Speaker
Description
The enhanced production of strange hadrons in heavy-ion collisions relative to that in pp collisions is historically considered one of the signatures of the formation of the quark-gluon plasma. At the LHC, the ALICE experiment observed that the yield ratios of strange to non-strange hadrons increase with the charged-particle multiplicity at midrapidity, evolving smoothly across all systems over more than three orders of magnitude in multiplicity. The understanding of the origin of this effect in small systems remains unsolved.

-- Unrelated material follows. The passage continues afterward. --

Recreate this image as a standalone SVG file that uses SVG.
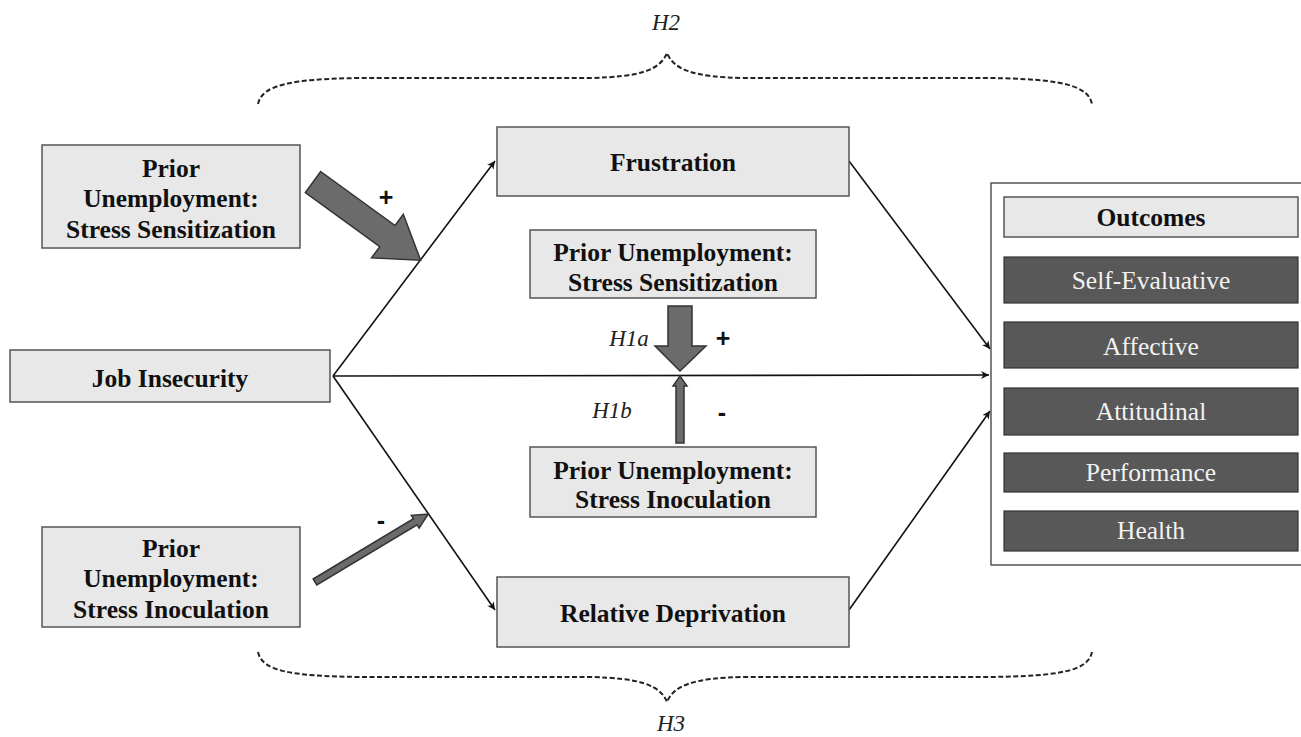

This contribution will present the measurement of (multi-)strange hadron yields in proton--proton collisions at $\sqrt{s} = 13$ TeV as a function of the local charged-particle multiplicity in the pseudorapidity interval |$\eta$|<0.5 and of the very-forward energy measured with the ALICE Zero-Degree Calorimeters. The latter provides information on the effective energy, i.e. the energy effectively available for particle production in the collision once the energy carried by the leading particles is subtracted from the centre-of-mass energy. The yields of strange and multi-strange per charged particle are measured by exploiting a multi-differential approach to decouple the dependence on the local multiplicity and effective energy. These results provide new insights into the interplay between global properties of the collision, such as the initial available energy in the event, and the locally produced final hadronic state connected to the charged-particle multiplicity at midrapidity. A strong increase of strange baryon production with effective energy is observed for fixed charged-particle multiplicity at midrapidity. These results are discussed within the context of existing phenomenological models of hadronisation implemented in different tunes of the PYTHIA 8 event generator.